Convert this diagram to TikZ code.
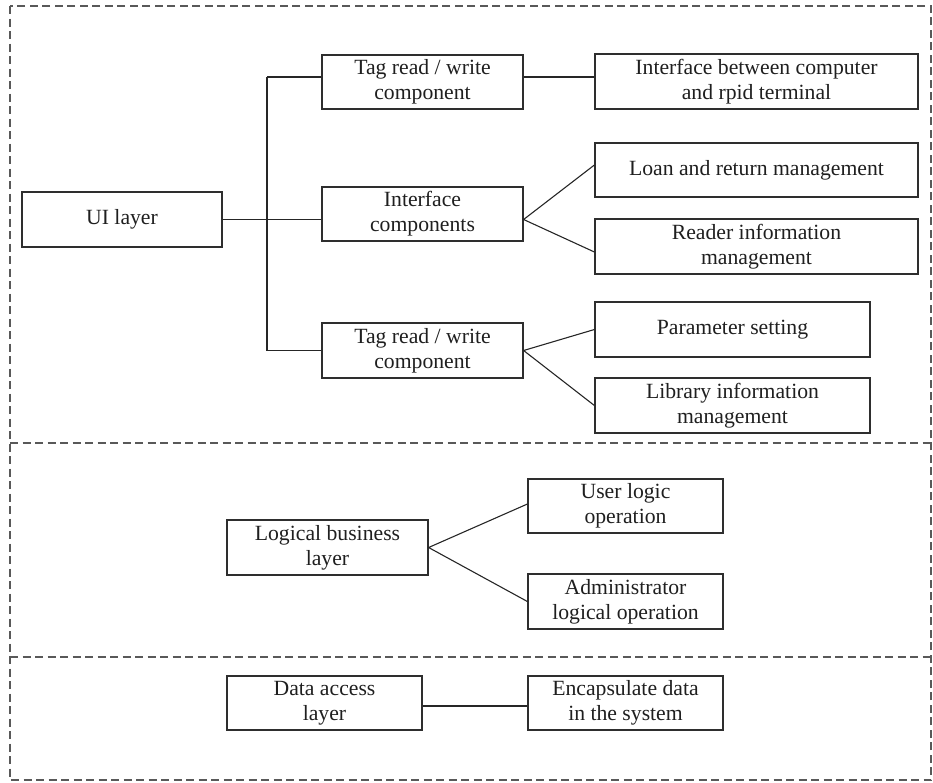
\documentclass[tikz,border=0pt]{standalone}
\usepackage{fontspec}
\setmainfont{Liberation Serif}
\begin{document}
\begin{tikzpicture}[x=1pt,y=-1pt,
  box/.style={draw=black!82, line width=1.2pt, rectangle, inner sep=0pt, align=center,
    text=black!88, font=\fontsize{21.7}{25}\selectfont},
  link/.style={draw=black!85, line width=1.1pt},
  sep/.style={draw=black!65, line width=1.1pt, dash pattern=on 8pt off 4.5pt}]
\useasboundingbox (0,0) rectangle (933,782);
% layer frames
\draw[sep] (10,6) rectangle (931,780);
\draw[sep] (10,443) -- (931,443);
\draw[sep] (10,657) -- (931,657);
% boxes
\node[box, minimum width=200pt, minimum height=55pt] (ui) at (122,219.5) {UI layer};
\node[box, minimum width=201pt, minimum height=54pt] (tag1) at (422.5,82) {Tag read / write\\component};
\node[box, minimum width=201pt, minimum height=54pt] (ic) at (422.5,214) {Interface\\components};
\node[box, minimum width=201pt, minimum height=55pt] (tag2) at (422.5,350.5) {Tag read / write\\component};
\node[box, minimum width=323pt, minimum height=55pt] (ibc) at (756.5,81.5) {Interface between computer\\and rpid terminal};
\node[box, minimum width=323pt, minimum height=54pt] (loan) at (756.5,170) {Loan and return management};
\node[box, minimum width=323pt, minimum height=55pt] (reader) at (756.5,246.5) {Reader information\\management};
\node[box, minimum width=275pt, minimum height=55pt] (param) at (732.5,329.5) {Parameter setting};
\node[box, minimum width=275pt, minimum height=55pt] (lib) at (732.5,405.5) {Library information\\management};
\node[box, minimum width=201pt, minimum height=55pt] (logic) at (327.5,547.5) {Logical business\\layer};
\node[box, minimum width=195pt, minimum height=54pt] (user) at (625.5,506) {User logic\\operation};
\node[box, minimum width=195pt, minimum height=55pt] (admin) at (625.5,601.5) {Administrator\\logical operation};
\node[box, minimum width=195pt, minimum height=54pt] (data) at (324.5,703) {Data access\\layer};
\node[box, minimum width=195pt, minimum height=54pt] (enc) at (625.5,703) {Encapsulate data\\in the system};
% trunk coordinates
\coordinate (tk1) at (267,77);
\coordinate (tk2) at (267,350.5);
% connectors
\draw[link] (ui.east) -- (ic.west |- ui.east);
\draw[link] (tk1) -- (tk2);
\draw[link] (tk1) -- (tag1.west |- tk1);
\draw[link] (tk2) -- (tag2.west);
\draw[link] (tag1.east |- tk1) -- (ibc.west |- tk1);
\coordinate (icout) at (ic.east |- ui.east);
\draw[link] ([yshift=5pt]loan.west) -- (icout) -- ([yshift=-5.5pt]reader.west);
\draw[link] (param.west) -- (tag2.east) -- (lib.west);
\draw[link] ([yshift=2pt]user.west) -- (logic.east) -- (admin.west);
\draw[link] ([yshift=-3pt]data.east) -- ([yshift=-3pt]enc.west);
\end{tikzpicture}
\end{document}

WRITTEN REQUEST
From the material above, copy everything exactly but the pictures.

OUTPUT BELOW
Convert this diagram to TikZ code.
\documentclass[tikz,border=0pt]{standalone}
\usepackage{fontspec}
\setmainfont{Liberation Serif}
\begin{document}
\begin{tikzpicture}[x=1pt,y=-1pt,
  box/.style={draw=black!82, line width=1.2pt, rectangle, inner sep=0pt, align=center,
    text=black!88, font=\fontsize{21.7}{25}\selectfont},
  link/.style={draw=black!85, line width=1.1pt},
  sep/.style={draw=black!65, line width=1.1pt, dash pattern=on 8pt off 4.5pt}]
\useasboundingbox (0,0) rectangle (933,782);
% layer frames
\draw[sep] (10,6) rectangle (931,780);
\draw[sep] (10,443) -- (931,443);
\draw[sep] (10,657) -- (931,657);
% boxes
\node[box, minimum width=200pt, minimum height=55pt] (ui) at (122,219.5) {UI layer};
\node[box, minimum width=201pt, minimum height=54pt] (tag1) at (422.5,82) {Tag read / write\\component};
\node[box, minimum width=201pt, minimum height=54pt] (ic) at (422.5,214) {Interface\\components};
\node[box, minimum width=201pt, minimum height=55pt] (tag2) at (422.5,350.5) {Tag read / write\\component};
\node[box, minimum width=323pt, minimum height=55pt] (ibc) at (756.5,81.5) {Interface between computer\\and rpid terminal};
\node[box, minimum width=323pt, minimum height=54pt] (loan) at (756.5,170) {Loan and return management};
\node[box, minimum width=323pt, minimum height=55pt] (reader) at (756.5,246.5) {Reader information\\management};
\node[box, minimum width=275pt, minimum height=55pt] (param) at (732.5,329.5) {Parameter setting};
\node[box, minimum width=275pt, minimum height=55pt] (lib) at (732.5,405.5) {Library information\\management};
\node[box, minimum width=201pt, minimum height=55pt] (logic) at (327.5,547.5) {Logical business\\layer};
\node[box, minimum width=195pt, minimum height=54pt] (user) at (625.5,506) {User logic\\operation};
\node[box, minimum width=195pt, minimum height=55pt] (admin) at (625.5,601.5) {Administrator\\logical operation};
\node[box, minimum width=195pt, minimum height=54pt] (data) at (324.5,703) {Data access\\layer};
\node[box, minimum width=195pt, minimum height=54pt] (enc) at (625.5,703) {Encapsulate data\\in the system};
% trunk coordinates
\coordinate (tk1) at (267,77);
\coordinate (tk2) at (267,350.5);
% connectors
\draw[link] (ui.east) -- (ic.west |- ui.east);
\draw[link] (tk1) -- (tk2);
\draw[link] (tk1) -- (tag1.west |- tk1);
\draw[link] (tk2) -- (tag2.west);
\draw[link] (tag1.east |- tk1) -- (ibc.west |- tk1);
\coordinate (icout) at (ic.east |- ui.east);
\draw[link] ([yshift=5pt]loan.west) -- (icout) -- ([yshift=-5.5pt]reader.west);
\draw[link] (param.west) -- (tag2.east) -- (lib.west);
\draw[link] ([yshift=2pt]user.west) -- (logic.east) -- (admin.west);
\draw[link] ([yshift=-3pt]data.east) -- ([yshift=-3pt]enc.west);
\end{tikzpicture}
\end{document}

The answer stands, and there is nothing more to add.